When Letting Go is the Only Way to Love: Ending the Cycle of Leaving and Returning
Choosing to end the cycle of staying and leaving, and learning that real love doesn’t come through holding on—it comes through knowing when to let go.

It’s a strange kind of heartbreak when someone you love leaves.
But it’s an even stranger pain when they keep coming back—when the goodbyes and the homecomings blur together, and you can’t tell where the leaving ends and the staying begins.
That’s been my reality for years. A relationship defined by its comings and goings, marked more by its absences than its presence. A marriage where the door swung open and shut so many times I lost count. And with every exit and every return, I held on—hoping that this time would be different. That this time, the door would finally close behind us, and we’d choose each other without hesitation.

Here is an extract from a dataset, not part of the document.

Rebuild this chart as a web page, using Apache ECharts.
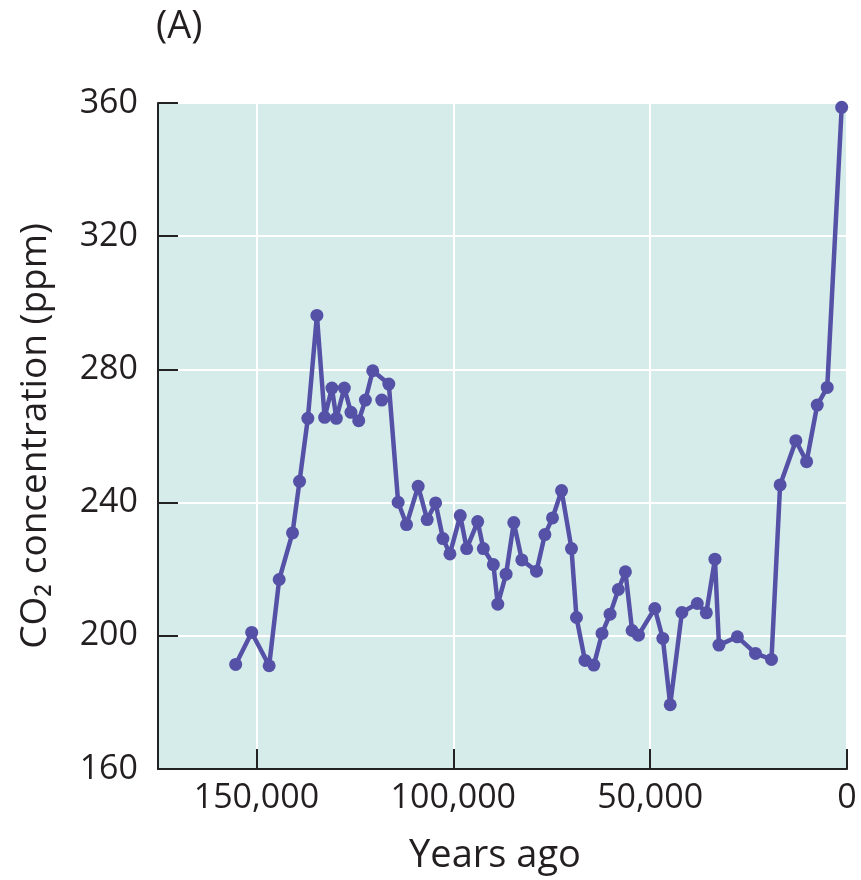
<!DOCTYPE html>
<html>
<head>
<meta charset="utf-8">
<script src="https://cdn.jsdelivr.net/npm/echarts@6/dist/echarts.min.js"></script>
<style>
html,body{margin:0;padding:0;background:#fff;}
#chart{width:861px;height:880px;}
</style>
</head>
<body>
<div id="chart"></div>
<script>
// Years ago (x) and CO2 concentration in ppm (y)
var yearsAgo = [155270,151200,146770,144220,140830,139050,136940,134640,132680,130820,129700,127670,125990,124020,122320,120460,116380,114010,111880,108920,106630,104490,102630,100850,98230,96600,93800,92370,89820,88700,86590,84630,82590,78870,76730,74800,72500,69980,68710,66550,64300,62220,60180,58070,56280,54580,52970,48820,46780,44900,41940,38020,35730,33540,32520,27840,23250,19180,16990,12990,10260,7560,5020,1350];
var co2ppm = [191.4,201.0,191.0,216.9,230.9,246.4,265.3,296.2,265.6,274.4,265.3,274.4,267.1,264.6,270.8,279.6,275.6,240.1,233.4,244.9,234.9,239.9,229.2,224.6,236.1,226.2,234.3,226.2,221.4,209.5,218.5,234.0,222.8,219.4,230.4,235.4,243.6,226.2,205.5,192.6,191.2,200.7,206.5,213.9,219.2,201.6,200.2,208.2,199.2,179.3,207.0,209.7,206.9,223.0,197.2,199.7,194.7,192.9,245.3,258.6,252.3,269.3,274.6,358.7];
// an isolated measurement not joined by the line
var extraYears = [118170];
var extraPpm = [270.8];
var yTicks = [160, 200, 240, 280, 320, 360];
var xTicks = [0, 50000, 100000, 150000];

var lineColor = '#5551a6';
var textColor = '#231f20';
var font = 'Open Sans';

var xScale = {type: 'value', inverse: true, min: 0, max: 175000, interval: 50000};
var yScale = {type: 'value', min: 160, max: 360, interval: 40};
var tickStyle = {show: true, inside: true, length: 20, lineStyle: {color: '#222', width: 2}};

var chart = echarts.init(document.getElementById('chart'), null, {renderer: 'canvas'});
chart.setOption({
  animation: false,
  backgroundColor: '#ffffff',
  title: {
    text: '(A)', left: 151, top: 3,
    textStyle: {fontFamily: font, fontSize: 38, fontWeight: 'normal', color: textColor}
  },
  grid: {
    left: 158, top: 103, width: 689, height: 668,
    show: true, backgroundColor: '#d5ecea', borderWidth: 0
  },
  xAxis: [
    Object.assign({}, xScale, {
      name: 'Years ago', nameLocation: 'middle', nameGap: 68,
      nameTextStyle: {fontFamily: font, fontSize: 38, color: textColor, padding: [0, 15, 0, 0]},
      axisLine: {show: true, onZero: false, lineStyle: {color: '#222', width: 2}},
      axisTick: {show: false},
      axisLabel: {
        fontFamily: font, fontSize: 34, color: textColor, margin: 12,
        formatter: function (v) { return xTicks.indexOf(v) >= 0 ? v.toLocaleString('en-US') : ''; }
      },
      splitLine: {show: true, lineStyle: {color: '#ffffff', width: 2}}
    }),
    Object.assign({}, xScale, {
      position: 'bottom', z: 10,
      axisLine: {show: false, onZero: false},
      axisTick: tickStyle,
      axisLabel: {show: false},
      splitLine: {show: false}
    })
  ],
  yAxis: [
    Object.assign({}, yScale, {
      name: 'CO\u2082 concentration (ppm)', nameLocation: 'middle', nameGap: 104, nameRotate: 90,
      nameTextStyle: {fontFamily: font, fontSize: 37, color: textColor},
      axisLine: {show: true, onZero: false, lineStyle: {color: '#222', width: 2}},
      axisTick: {show: false},
      axisLabel: {
        fontFamily: font, fontSize: 34, color: textColor, margin: 20,
        formatter: function (v) { return yTicks.indexOf(v) >= 0 ? String(v) : ''; }
      },
      splitLine: {show: true, lineStyle: {color: '#ffffff', width: 2}}
    }),
    Object.assign({}, yScale, {
      position: 'left', z: 10,
      axisLine: {show: false, onZero: false},
      axisTick: tickStyle,
      axisLabel: {show: false},
      splitLine: {show: false}
    })
  ],
  series: [
    {
      type: 'line',
      data: yearsAgo.map(function (x, i) { return [x, co2ppm[i]]; }),
      symbol: 'circle', symbolSize: 13, showAllSymbol: true,
      lineStyle: {color: lineColor, width: 4.5},
      itemStyle: {color: lineColor},
      z: 3
    },
    {
      type: 'scatter',
      data: extraYears.map(function (x, i) { return [x, extraPpm[i]]; }),
      symbol: 'circle', symbolSize: 13,
      itemStyle: {color: lineColor, opacity: 1},
      z: 3
    }
  ]
});
</script>
</body>
</html>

But I’ve come to understand something about love: it can’t exist in the in-between. You can’t build a life on half-presences and half-promises. Loving someone who leaves—someone who treats your heart like a waiting room instead of a home—is a kind of self-betrayal I no longer want to model for my children.

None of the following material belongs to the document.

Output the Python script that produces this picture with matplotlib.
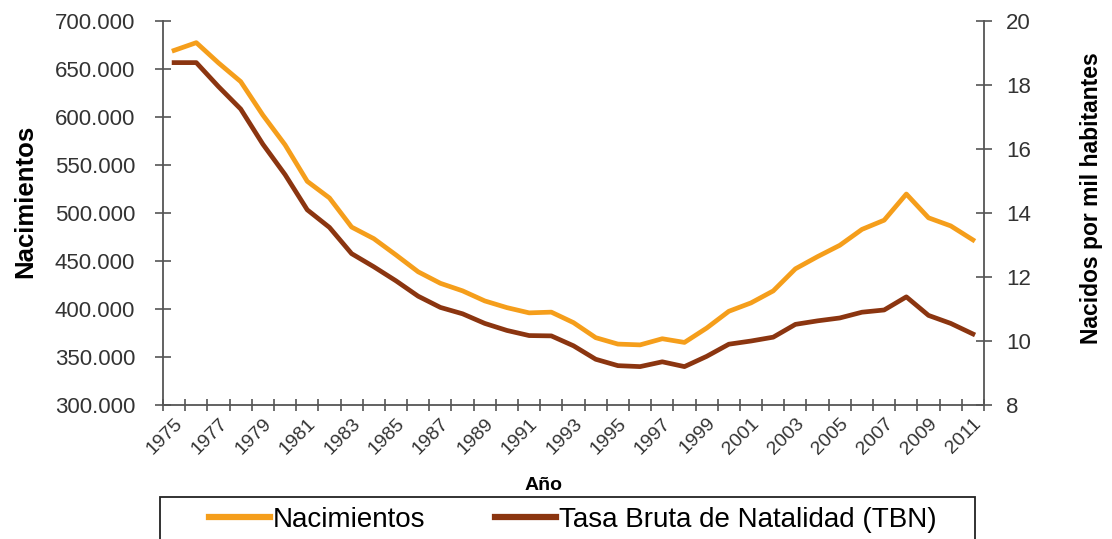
import matplotlib
matplotlib.use('Agg')
import matplotlib.pyplot as plt
import numpy as np
from matplotlib.ticker import FuncFormatter, FixedLocator
from matplotlib.patches import Rectangle

plt.rcParams['font.family'] = ['Liberation Sans', 'DejaVu Sans']

# datos
anios = list(range(1975, 2012))
nacimientos = [669378, 677456, 656357, 636892, 601992, 571018, 533008, 515706, 485352, 473281,
               456298, 438750, 426782, 418919, 408434, 401425, 395989, 396747, 385786, 370148,
               363469, 362626, 369035, 365193, 380130, 397632, 406380, 418846, 441881, 454591,
               466371, 482957, 492527, 519779, 494997, 486575, 471999]
tbn = [18.7, 18.7, 17.95, 17.25, 16.15, 15.2, 14.1, 13.55, 12.73, 12.32,
       11.88, 11.4, 11.05, 10.85, 10.55, 10.33, 10.17, 10.16, 9.85, 9.43,
       9.23, 9.2, 9.35, 9.2, 9.52, 9.9, 10.0, 10.12, 10.52, 10.63,
       10.72, 10.9, 10.97, 11.38, 10.8, 10.55, 10.22]

C_NAC = '#F59E1B'
C_TBN = '#8B3510'
GRIS = '#555555'

fig = plt.figure(figsize=(11.12, 5.39), dpi=100)
ax = fig.add_axes([0.1466, 0.2486, 0.7383, 0.7124])
ax2 = ax.twinx()
x = np.arange(len(anios))

l1, = ax.plot(x, nacimientos, color=C_NAC, lw=3.4, solid_joinstyle='round', label='Nacimientos')
l2, = ax2.plot(x, tbn, color=C_TBN, lw=3.4, solid_joinstyle='round', label='Tasa Bruta de Natalidad (TBN)')

ax.set_xlim(-0.5, len(anios) - 0.5)
ax.set_ylim(300000, 700000)
ax2.set_ylim(8, 20)
ax.set_yticks(np.arange(300000, 700001, 50000))
ax.yaxis.set_major_formatter(FuncFormatter(lambda v, p: f"{int(v):,}".replace(',', '.')))
ax2.set_yticks(np.arange(8, 21, 2))

# ticks del eje x: marcas entre categorías, etiquetas cada 2 años
lab_idx = x[::2]
ax.set_xticks(lab_idx)
ax.set_xticklabels([str(anios[i]) for i in lab_idx], rotation=45, ha='right',
                   rotation_mode='anchor', fontsize=14, color='#333333')
ax.xaxis.set_minor_locator(FixedLocator(np.arange(-0.5, len(anios), 1)))
ax.tick_params(axis='x', which='major', length=0, pad=7)
ax.tick_params(axis='x', which='minor', direction='inout', length=9, width=1.2, color=GRIS)

for a in (ax, ax2):
    a.spines['top'].set_visible(False)
    for s in ['left', 'right', 'bottom']:
        a.spines[s].set_color(GRIS)
        a.spines[s].set_linewidth(1.3)
ax.spines['right'].set_visible(False)
ax2.spines['left'].set_visible(False)
ax2.spines['bottom'].set_visible(False)

ax.tick_params(axis='y', direction='inout', length=12, width=1.2, color=GRIS,
               labelsize=16, labelcolor='#333333', pad=14)
ax2.tick_params(axis='y', direction='inout', length=12, width=1.2, color=GRIS,
                labelsize=16, labelcolor='#333333', pad=10)

ax.set_ylabel('Nacimientos', fontsize=18.5, fontweight='bold')
ax.yaxis.set_label_coords(-0.153, 0.53)
ax2.set_ylabel('Nacidos por mil habitantes', fontsize=16.5, fontweight='bold')
ax2.yaxis.set_label_coords(1.117, 0.54)
ax.set_xlabel('Año', fontsize=14, fontweight='bold')
ax.xaxis.set_label_coords(0.464, -0.187)

# leyenda con marco propio (cortado abajo como en el original)
fig.patches.append(Rectangle((160 / 1112, -0.05), 815 / 1112, 0.05 + 42 / 539,
                             transform=fig.transFigure, fill=False,
                             edgecolor='#222222', linewidth=1.3))
leg = fig.legend(handles=[l1, l2], loc='center', bbox_to_anchor=(0.515, 0.035),
                 ncol=2, frameon=False, fontsize=20, handlelength=2.2,
                 columnspacing=2.5, handletextpad=0.1, borderpad=0, borderaxespad=0)
for h in leg.legend_handles:
    h.set_linewidth(4.5)

fig.savefig('out.png', dpi=100)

When Holding On Hurts More Than Letting Go
For years, I tried to hold our family together—bending myself to bridge the gaps that grew wider with each separation, trying to be enough so that leaving wouldn’t feel so tempting. I thought I was showing my children resilience, teaching them that love means fighting for each other no matter what. But what I was really showing them was how to settle for a love that’s conditional. A love that only shows up when it’s easy.
The truth is, I wish things had been different. I wish we could have built a home that felt whole and steady—a place where the kids could feel rooted. But wishing doesn’t rewrite reality. For all our attempts to stay, we kept slipping away from each other. We spent more time in the ache of separation than in the comfort of togetherness.

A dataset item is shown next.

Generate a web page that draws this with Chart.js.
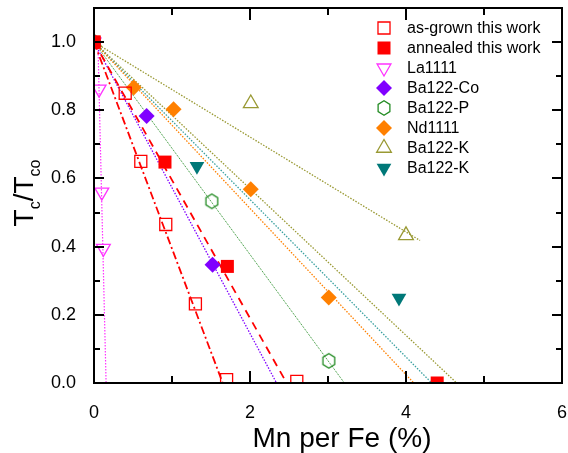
<!DOCTYPE html>
<html>
<head>
<meta charset="utf-8">
<script src="https://cdn.jsdelivr.net/npm/chart.js@4.4.0/dist/chart.umd.min.js"></script>
<style>
  html, body { margin: 0; padding: 0; background: #fff; }
  #wrap { width: 568px; height: 453px; }
</style>
</head>
<body>
<div id="wrap"><canvas id="chart" width="568" height="453"></canvas></div>
<script>
// ---------- Data ----------
const xTicks = [0, 2, 4, 6];
const yTicks = [0, 0.2, 0.4, 0.6, 0.8, 1.0];

const asGrownX = [0, 0.4, 0.6, 0.92, 1.3, 1.7, 2.6];
const asGrownY = [1.0, 0.85, 0.65, 0.465, 0.232, 0.01, 0.005];
const annealedX = [0, 0.91, 1.71, 4.4];
const annealedY = [1.0, 0.648, 0.342, 0.0];
const la1111X = [0, 0.065, 0.1, 0.12];
const la1111Y = [1.0, 0.862, 0.56, 0.395];
const coX = [0, 0.675, 1.52];
const coY = [1.0, 0.783, 0.347];
const pX = [0, 1.51, 3.01];
const pY = [1.0, 0.533, 0.065];
const ndX = [0, 0.51, 1.02, 2.01, 3.01];
const ndY = [1.0, 0.867, 0.803, 0.568, 0.251];
const kOpenX = [0, 2.01, 4.0];
const kOpenY = [1.0, 0.82, 0.433];
const kFillX = [0, 1.32, 3.91];
const kFillY = [1.0, 0.636, 0.249];

// fit lines (start / end)
const fitAsGrownX = [0, 1.65], fitAsGrownY = [1, 0];
const fitAnnealedX = [0, 2.47], fitAnnealedY = [1, 0];
const fitLaX = [0.05, 0.155], fitLaY = [1, 0];
const fitCoX = [0, 2.34], fitCoY = [1, 0];
const fitPX = [0, 3.21], fitPY = [1, 0];
const fitNdX = [0, 4.1], fitNdY = [1, 0];
const fitKOpenX = [0, 4.18], fitKOpenY = [1, 0.418];
const fitKFillX = [0, 4.33], fitKFillY = [1, 0];
const fitOliveX = [0, 4.65], fitOliveY = [1, 0];

// ---------- Colours ----------
const RED = '#ff0000', MAG = '#ff33ff', PUR = '#8000ff', GRN = '#228b22',
      ORG = '#ff8000', OLV = '#999933', TEAL = '#007878';
const FONT = '"Liberation Sans", Arial, sans-serif';

function pts(xs, ys) { return xs.map((x, i) => ({ x: x, y: ys[i] })); }

// hexagon marker
function makeHex(color) {
  const c = document.createElement('canvas');
  c.width = 18; c.height = 18;
  const g = c.getContext('2d');
  g.strokeStyle = color; g.lineWidth = 1.3;
  g.beginPath();
  for (let i = 0; i < 6; i++) {
    const a = Math.PI / 2 + i * Math.PI / 3;
    const px = 9 + 6.8 * Math.cos(a), py = 9 + 7.2 * Math.sin(a);
    if (i === 0) g.moveTo(px, py); else g.lineTo(px, py);
  }
  g.closePath(); g.stroke();
  return c;
}
const hexImg = makeHex(GRN);

function pointSet(label, xs, ys, style, color, filled, radius, rot) {
  return {
    label, data: pts(xs, ys), order: 1,
    pointStyle: style, pointRotation: rot || 0, pointRadius: radius, pointHoverRadius: radius,
    pointBorderColor: color, pointBackgroundColor: filled ? color : 'rgba(0,0,0,0)',
    pointBorderWidth: filled ? 0 : 1.3, showLine: false, isPoints: true,
    legendColor: color, legendFilled: filled
  };
}
function lineSet(xs, ys, color, dash, width) {
  return {
    label: '', data: pts(xs, ys), order: 2, showLine: true, pointRadius: 0,
    borderColor: color, borderWidth: width, borderDash: dash, fill: false
  };
}

const datasets = [
  pointSet('as-grown this work', asGrownX, asGrownY, 'rect', RED, false, 8.5),
  pointSet('annealed this work', annealedX, annealedY, 'rect', RED, true, 9.2),
  pointSet('La1111', la1111X, la1111Y, 'triangle', MAG, false, 8, 180),
  pointSet('Ba122-Co', coX, coY, 'rectRot', PUR, true, 8),
  pointSet('Ba122-P', pX, pY, hexImg, GRN, false, 7),
  pointSet('Nd1111', ndX, ndY, 'rectRot', ORG, true, 8),
  pointSet('Ba122-K', kOpenX, kOpenY, 'triangle', OLV, false, 8.5),
  pointSet('Ba122-K', kFillX, kFillY, 'triangle', TEAL, true, 8.5, 180),
  lineSet(fitAsGrownX, fitAsGrownY, RED, [8, 3, 2, 3], 1.8),
  lineSet(fitAnnealedX, fitAnnealedY, RED, [8, 6], 1.8),
  lineSet(fitLaX, fitLaY, MAG, [1.5, 1.5], 1.2),
  lineSet(fitCoX, fitCoY, PUR, [1.5, 1.5], 1.3),
  lineSet(fitPX, fitPY, GRN, [1, 1], 1),
  lineSet(fitNdX, fitNdY, ORG, [1.5, 1.5], 1.3),
  lineSet(fitKOpenX, fitKOpenY, OLV, [1.5, 1.5], 1.3),
  lineSet(fitKFillX, fitKFillY, '#3aa0a0', [1.5, 1.5], 1.3),
  lineSet(fitOliveX, fitOliveY, OLV, [1.5, 1.5], 1.3)
];

// ---------- Legend marker ----------
function drawMarker(ctx, ds, x, y) {
  const r = ds.pointRadius, c = ds.legendColor;
  ctx.save();
  ctx.fillStyle = c; ctx.strokeStyle = c; ctx.lineWidth = 1.3;
  ctx.beginPath();
  if (ds.pointStyle instanceof HTMLCanvasElement) {
    ctx.drawImage(ds.pointStyle, x - 9, y - 9);
    ctx.restore();
    return;
  } else if (ds.pointStyle === 'rect') {
    const s = r * Math.SQRT1_2;
    ctx.rect(x - s, y - s, 2 * s, 2 * s);
  } else if (ds.pointStyle === 'rectRot') {
    ctx.moveTo(x, y - r); ctx.lineTo(x + r, y); ctx.lineTo(x, y + r); ctx.lineTo(x - r, y);
    ctx.closePath();
  } else if (ds.pointStyle === 'triangle') {
    const sgn = ds.pointRotation === 180 ? -1 : 1;
    const h = r * 1.5, w = r * Math.sqrt(3) / 2;
    ctx.moveTo(x, y - sgn * r);
    ctx.lineTo(x + w, y + sgn * (h - r));
    ctx.lineTo(x - w, y + sgn * (h - r));
    ctx.closePath();
  }
  if (ds.legendFilled) ctx.fill(); else ctx.stroke();
  ctx.restore();
}

// ---------- Frame, ticks, titles, legend ----------
const decorPlugin = {
  id: 'decor',
  afterDraw(chart) {
    const ctx = chart.ctx, a = chart.chartArea;
    const xs = chart.scales.x, ys = chart.scales.y;
    ctx.save();
    ctx.strokeStyle = '#000'; ctx.lineWidth = 2;
    ctx.strokeRect(a.left, a.top, a.right - a.left, a.bottom - a.top);
    ctx.beginPath();
    for (let v = 0; v <= 6; v++) {
      const px = Math.round(xs.getPixelForValue(v));
      const len = v % 2 === 0 ? 12 : 7;
      ctx.moveTo(px, a.bottom); ctx.lineTo(px, a.bottom - len);
      ctx.moveTo(px, a.top); ctx.lineTo(px, a.top + len);
    }
    for (let i = 0; i <= 11; i++) {
      const py = Math.round(ys.getPixelForValue(i / 10));
      const len = i % 2 === 0 ? 10 : 6;
      ctx.moveTo(a.left, py); ctx.lineTo(a.left + len, py);
      ctx.moveTo(a.right, py); ctx.lineTo(a.right - len, py);
    }
    ctx.stroke();

    // x title
    ctx.fillStyle = '#000';
    ctx.font = '28px ' + FONT;
    ctx.textAlign = 'center'; ctx.textBaseline = 'alphabetic';
    ctx.fillText('Mn per Fe (%)', 342, 447);

    // y title with subscripts
    ctx.save();
    ctx.translate(33, 193);
    ctx.rotate(-Math.PI / 2);
    const big = '28px ' + FONT;
    const small = '16px ' + FONT;
    const parts = [['T', big, 0], ['c', small, 7], ['/T', big, 0], ['co', small, 7]];
    let total = 0;
    parts.forEach(p => { ctx.font = p[1]; total += ctx.measureText(p[0]).width; });
    let cx = -total / 2;
    ctx.textAlign = 'left';
    parts.forEach(p => {
      ctx.font = p[1];
      ctx.fillText(p[0], cx, p[2]);
      cx += ctx.measureText(p[0]).width;
    });
    ctx.restore();

    // legend
    ctx.font = '16px ' + FONT;
    ctx.textAlign = 'left'; ctx.textBaseline = 'middle';
    let row = 0;
    chart.data.datasets.forEach(ds => {
      if (!ds.isPoints) return;
      const y = 28 + row * 20;
      drawMarker(ctx, ds, 384, y);
      ctx.fillStyle = '#000';
      ctx.fillText(ds.label, 407, y + 1);
      row++;
    });
    ctx.restore();
  }
};

new Chart(document.getElementById('chart'), {
  type: 'scatter',
  data: { datasets },
  options: {
    responsive: false,
    animation: false,
    layout: { autoPadding: false, padding: { top: 8, right: 6, left: 0, bottom: 0 } },
    plugins: { legend: { display: false }, tooltip: { enabled: false } },
    scales: {
      x: {
        type: 'linear', min: 0, max: 6,
        grid: { display: false }, border: { display: false },
        afterFit(s) { s.height = 70; s.paddingLeft = 0; s.paddingRight = 0; },
        afterBuildTicks(s) { s.ticks = xTicks.map(v => ({ value: v })); },
        ticks: {
          color: '#000', padding: 11,
          font: { size: 18, family: FONT },
          callback: v => String(v)
        }
      },
      y: {
        type: 'linear', min: 0, max: 1.1,
        grid: { display: false }, border: { display: false },
        afterFit(s) { s.width = 94; s.paddingTop = 0; s.paddingBottom = 0; },
        afterBuildTicks(s) { s.ticks = yTicks.map(v => ({ value: v })); },
        ticks: {
          color: '#000', padding: 10,
          font: { size: 18, family: FONT },
          callback: v => Number(v).toFixed(1)
        }
      }
    }
  },
  plugins: [decorPlugin]
});
</script>
</body>
</html>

So now, I’m making the hardest choice I’ve ever made. I’m choosing to let the door close. Not just for me, but for all of us. Because I want to show my children that love doesn’t mean staying no matter what. Sometimes, love means knowing when to stop fighting the inevitable—and when to walk away with grace.
Teaching My Children the Right Kind of Love
My daughters—my wife’s daughters from a previous relationship—mean the world to me. I’ve loved them as fiercely and deeply as if they were my own. It breaks something in me to imagine not seeing them every day, not being there for every scraped knee, every bedtime story, every piece of homework spread across the kitchen table. I wanted to be their constant in a world full of changes.
But the truth is, we became another form of instability. Another set of packed suitcases, another “home until it isn’t.” That kind of uncertainty—never knowing if someone is truly there to stay—is a wound that runs deep. I can’t keep reopening it.
So, as much as it shatters me, I have to release them too. They deserve stability, even if it doesn’t include me. They deserve to see that real love doesn’t walk away and come back over and over—it stays. Or, when it can’t stay, it leaves fully. Because a love that’s worthy of them is one that’s steady, present, and safe.
And perhaps the most important lesson I can leave them with is this: love yourself enough to close the door on the people who keep leaving. It’s not your job to convince someone to stay.
Facing What Comes Next: The Pain of Moving On
Letting go of this cycle doesn’t mean preparing for a custody battle anymore—because there isn’t one. My soon-to-be ex has made it clear that she doesn’t want to be my son’s parent. So instead, I’m facing a different kind of battle: the one that comes with supporting and protecting him from the ache of not being chosen.
He’s only three, but he’s intuitive and smart. He feels energy before words are spoken. He knows when something is off. And while I can’t shield him from the truth, I can walk him through it gently. I refuse to lie when he asks, “Where’s Mommy?” because pretending won’t heal what’s already been broken. What I can do is help him build a world where love isn’t something he has to chase.
My job now is to make sure he knows he’s whole, even when someone else couldn’t see his worth. To remind him that being loved fully isn’t something he has to earn—it’s something he deserves simply because he exists.
A household isn’t whole just because both parents are present. Peace, consistency, and love are what make a home. And that’s what I’m choosing to give him—every single day.
Choosing to Let the Door Close
Part of me still wishes this story had ended differently. I wanted so badly for us to choose each other completely—for our son to grow up surrounded by the kind of love that felt steady and sure. But wanting doesn’t change what is. And staying in a cycle of leaving and returning doesn’t create the kind of peace I want to build for us.
So I’m letting the door close. Not with anger, but with love. Because sometimes, letting go isn’t about giving up—it’s about giving space for healing.
This isn’t the end of our story. It’s the beginning of a new one—one where my son and I get to create a life that feels safe, peaceful, and full of joy that doesn’t depend on someone else’s presence. One where he’ll learn that love can be soft and stable. That it doesn’t walk away. That it stays.
Because the truth is, I deserve to be chosen every day.
So does he. And so do my girls.
Letting go is never easy, but I’m choosing to believe that it’s a door closing on something that’s been hurting us all for too long. And in its place, we can finally begin to heal.
—To every heart that’s learning to let go, one release at a time.